Hearing this, Bixby erupted in a continuous stream of colorful language that lasted until he was spent and “you could have drawn a sein through his system and not caught enough curses to disturb your mother with,” Twain recalled.

Then Bixby said in the gentlest way, “My boy, you must get a little memorandum-book; and every time I tell you a thing, put it down right away. There’s only one way to be a pilot, and that is to get this entire river by heart. You have to know it just like A B C.”

As Elsa and I finished our lunch, I tried to imagine, What would it be like, how could it be possible, to memorize the mighty Mississippi River? But Twain ultimately did, or at least a long section of it.

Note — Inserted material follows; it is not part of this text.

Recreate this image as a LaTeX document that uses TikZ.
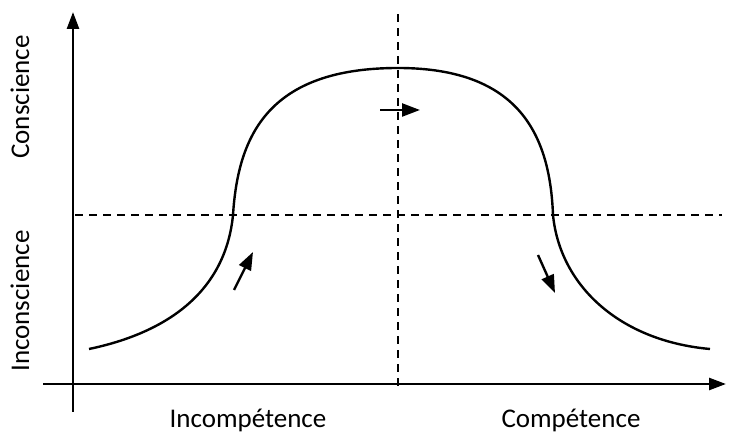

What if we took to learning the Bible like Twain did the Mississippi?  It’s a long river of a book, but it is God’s Word and our guide for navigating through life without crashing and sinking on the snags and shoals of our own sin. Why not learn it “just like A B C,” taking notes, seeking application, even putting portions to memory?

This summer let’s devote ourselves to more concerted study of Scripture—not to entertain ourselves, but to know better the One who created all things, including the Mississippi, and to more faithfully serve His Son our Savior.    

“There is a river whose streams make glad the city of God, the holy place where the Most High dwells” (Psalm 46:4).